Task description: Return the material exactly, first line through the line containing "19.3, 19.5, 19.8]", and nothing more. Pictures stay out.

** START OF Source material **

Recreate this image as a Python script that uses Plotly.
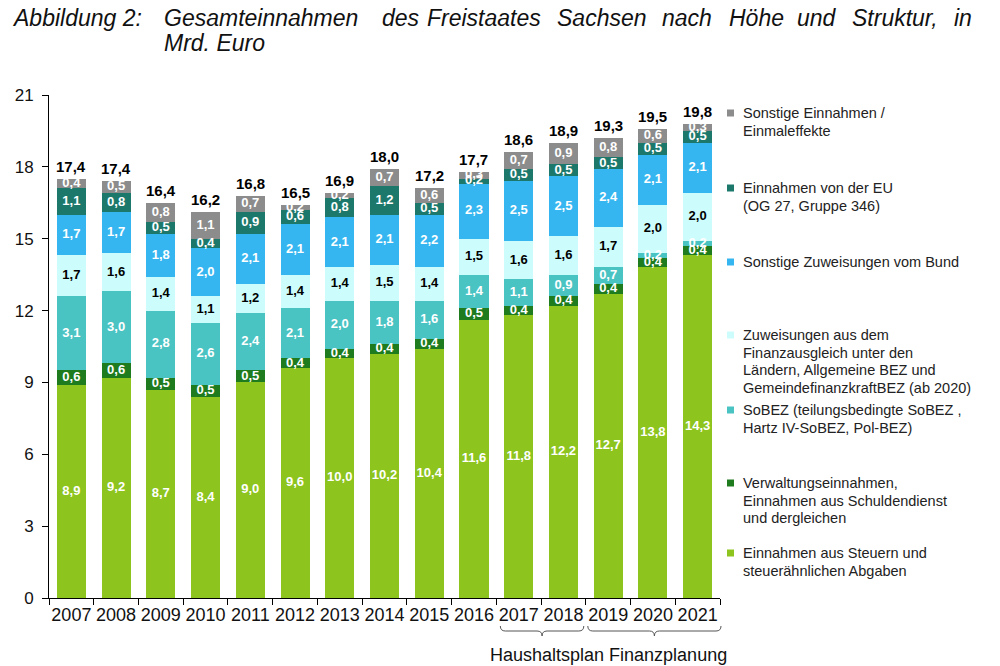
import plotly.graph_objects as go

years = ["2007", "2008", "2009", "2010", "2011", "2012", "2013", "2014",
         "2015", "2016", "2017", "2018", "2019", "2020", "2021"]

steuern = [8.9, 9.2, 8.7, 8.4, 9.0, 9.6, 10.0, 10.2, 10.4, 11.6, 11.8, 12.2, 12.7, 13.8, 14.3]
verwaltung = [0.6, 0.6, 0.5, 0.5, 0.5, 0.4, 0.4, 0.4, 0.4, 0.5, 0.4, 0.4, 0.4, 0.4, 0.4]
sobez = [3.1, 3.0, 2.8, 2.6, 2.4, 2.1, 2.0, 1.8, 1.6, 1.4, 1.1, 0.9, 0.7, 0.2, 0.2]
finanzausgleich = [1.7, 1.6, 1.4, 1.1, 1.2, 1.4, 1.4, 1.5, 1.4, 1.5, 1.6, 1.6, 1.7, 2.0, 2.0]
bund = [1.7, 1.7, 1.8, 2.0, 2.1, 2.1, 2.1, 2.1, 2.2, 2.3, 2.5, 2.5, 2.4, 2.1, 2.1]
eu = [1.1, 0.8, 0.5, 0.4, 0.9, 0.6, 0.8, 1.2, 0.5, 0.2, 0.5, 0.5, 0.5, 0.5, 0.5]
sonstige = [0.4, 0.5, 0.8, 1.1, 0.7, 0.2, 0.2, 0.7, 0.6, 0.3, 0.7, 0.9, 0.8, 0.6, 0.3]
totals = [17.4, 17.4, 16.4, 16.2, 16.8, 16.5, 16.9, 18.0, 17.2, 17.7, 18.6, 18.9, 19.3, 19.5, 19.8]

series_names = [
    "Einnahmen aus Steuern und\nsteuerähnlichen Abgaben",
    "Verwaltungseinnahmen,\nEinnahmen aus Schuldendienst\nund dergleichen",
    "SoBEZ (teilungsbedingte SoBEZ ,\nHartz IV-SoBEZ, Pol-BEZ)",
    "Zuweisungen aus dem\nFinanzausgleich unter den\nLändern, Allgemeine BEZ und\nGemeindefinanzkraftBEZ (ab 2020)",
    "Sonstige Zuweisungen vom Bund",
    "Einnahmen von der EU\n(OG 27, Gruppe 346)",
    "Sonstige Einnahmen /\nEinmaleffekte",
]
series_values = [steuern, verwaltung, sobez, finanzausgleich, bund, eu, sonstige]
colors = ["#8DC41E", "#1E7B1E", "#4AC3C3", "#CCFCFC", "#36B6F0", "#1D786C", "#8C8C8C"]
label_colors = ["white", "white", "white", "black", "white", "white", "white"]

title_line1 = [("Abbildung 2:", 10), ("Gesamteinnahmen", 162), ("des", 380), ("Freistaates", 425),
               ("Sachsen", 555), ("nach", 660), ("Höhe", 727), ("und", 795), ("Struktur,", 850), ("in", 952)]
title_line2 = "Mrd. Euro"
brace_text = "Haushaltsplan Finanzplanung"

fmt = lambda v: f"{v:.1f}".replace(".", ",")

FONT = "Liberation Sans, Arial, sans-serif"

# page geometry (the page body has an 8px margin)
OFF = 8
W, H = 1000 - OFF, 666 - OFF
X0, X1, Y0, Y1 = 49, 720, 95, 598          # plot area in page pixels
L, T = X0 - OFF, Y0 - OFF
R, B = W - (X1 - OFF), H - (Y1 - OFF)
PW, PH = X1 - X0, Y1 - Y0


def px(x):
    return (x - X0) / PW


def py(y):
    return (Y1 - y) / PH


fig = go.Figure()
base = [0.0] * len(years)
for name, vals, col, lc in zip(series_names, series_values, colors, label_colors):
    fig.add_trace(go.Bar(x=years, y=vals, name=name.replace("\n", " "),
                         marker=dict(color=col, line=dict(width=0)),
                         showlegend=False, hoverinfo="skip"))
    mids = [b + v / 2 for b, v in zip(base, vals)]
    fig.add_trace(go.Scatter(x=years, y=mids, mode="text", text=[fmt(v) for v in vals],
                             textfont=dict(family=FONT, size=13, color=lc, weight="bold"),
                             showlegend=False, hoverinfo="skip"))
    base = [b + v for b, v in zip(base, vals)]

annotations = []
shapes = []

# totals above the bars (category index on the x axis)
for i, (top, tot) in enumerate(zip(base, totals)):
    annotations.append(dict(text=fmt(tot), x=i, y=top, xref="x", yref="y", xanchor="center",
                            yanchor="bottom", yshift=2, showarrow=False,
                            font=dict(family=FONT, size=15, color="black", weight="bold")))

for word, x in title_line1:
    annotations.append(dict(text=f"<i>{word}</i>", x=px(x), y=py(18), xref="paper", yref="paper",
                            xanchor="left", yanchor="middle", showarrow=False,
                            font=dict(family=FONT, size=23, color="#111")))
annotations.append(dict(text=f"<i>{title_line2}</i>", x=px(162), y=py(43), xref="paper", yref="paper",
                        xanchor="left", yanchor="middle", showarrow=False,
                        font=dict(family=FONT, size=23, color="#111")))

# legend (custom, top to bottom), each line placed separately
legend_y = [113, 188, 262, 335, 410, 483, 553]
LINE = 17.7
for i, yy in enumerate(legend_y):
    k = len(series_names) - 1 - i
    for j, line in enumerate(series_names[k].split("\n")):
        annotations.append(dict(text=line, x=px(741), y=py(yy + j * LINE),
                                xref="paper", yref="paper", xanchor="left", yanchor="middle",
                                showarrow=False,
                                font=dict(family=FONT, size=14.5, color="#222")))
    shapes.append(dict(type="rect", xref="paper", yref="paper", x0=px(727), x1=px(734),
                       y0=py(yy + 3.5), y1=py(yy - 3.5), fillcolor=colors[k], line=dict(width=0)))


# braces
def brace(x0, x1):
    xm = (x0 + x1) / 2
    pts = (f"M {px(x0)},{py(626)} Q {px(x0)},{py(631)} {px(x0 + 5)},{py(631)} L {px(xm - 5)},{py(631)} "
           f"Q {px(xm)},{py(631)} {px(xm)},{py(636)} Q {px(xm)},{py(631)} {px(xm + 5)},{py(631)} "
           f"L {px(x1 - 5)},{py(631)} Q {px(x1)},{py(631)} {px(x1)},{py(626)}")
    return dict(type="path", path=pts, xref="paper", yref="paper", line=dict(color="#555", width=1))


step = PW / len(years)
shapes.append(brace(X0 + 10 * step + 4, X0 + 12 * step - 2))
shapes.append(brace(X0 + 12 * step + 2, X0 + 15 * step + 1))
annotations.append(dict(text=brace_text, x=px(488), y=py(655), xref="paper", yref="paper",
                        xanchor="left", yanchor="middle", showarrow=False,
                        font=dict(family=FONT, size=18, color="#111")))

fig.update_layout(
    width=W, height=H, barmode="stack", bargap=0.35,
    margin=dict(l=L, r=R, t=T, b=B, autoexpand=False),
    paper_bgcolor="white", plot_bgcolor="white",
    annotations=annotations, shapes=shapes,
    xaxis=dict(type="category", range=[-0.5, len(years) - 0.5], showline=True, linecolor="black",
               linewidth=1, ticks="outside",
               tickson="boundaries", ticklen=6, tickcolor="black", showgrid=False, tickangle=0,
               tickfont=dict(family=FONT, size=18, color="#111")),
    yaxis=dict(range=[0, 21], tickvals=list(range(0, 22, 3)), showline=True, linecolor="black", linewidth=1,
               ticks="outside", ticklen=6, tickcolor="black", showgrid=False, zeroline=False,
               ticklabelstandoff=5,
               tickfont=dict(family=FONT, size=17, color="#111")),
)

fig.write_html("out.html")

** END OF Source material **

Output of the task:
Recreate this image as a Python script that uses Plotly.
import plotly.graph_objects as go

years = ["2007", "2008", "2009", "2010", "2011", "2012", "2013", "2014",
         "2015", "2016", "2017", "2018", "2019", "2020", "2021"]

steuern = [8.9, 9.2, 8.7, 8.4, 9.0, 9.6, 10.0, 10.2, 10.4, 11.6, 11.8, 12.2, 12.7, 13.8, 14.3]
verwaltung = [0.6, 0.6, 0.5, 0.5, 0.5, 0.4, 0.4, 0.4, 0.4, 0.5, 0.4, 0.4, 0.4, 0.4, 0.4]
sobez = [3.1, 3.0, 2.8, 2.6, 2.4, 2.1, 2.0, 1.8, 1.6, 1.4, 1.1, 0.9, 0.7, 0.2, 0.2]
finanzausgleich = [1.7, 1.6, 1.4, 1.1, 1.2, 1.4, 1.4, 1.5, 1.4, 1.5, 1.6, 1.6, 1.7, 2.0, 2.0]
bund = [1.7, 1.7, 1.8, 2.0, 2.1, 2.1, 2.1, 2.1, 2.2, 2.3, 2.5, 2.5, 2.4, 2.1, 2.1]
eu = [1.1, 0.8, 0.5, 0.4, 0.9, 0.6, 0.8, 1.2, 0.5, 0.2, 0.5, 0.5, 0.5, 0.5, 0.5]
sonstige = [0.4, 0.5, 0.8, 1.1, 0.7, 0.2, 0.2, 0.7, 0.6, 0.3, 0.7, 0.9, 0.8, 0.6, 0.3]
totals = [17.4, 17.4, 16.4, 16.2, 16.8, 16.5, 16.9, 18.0, 17.2, 17.7, 18.6, 18.9, 19.3, 19.5, 19.8]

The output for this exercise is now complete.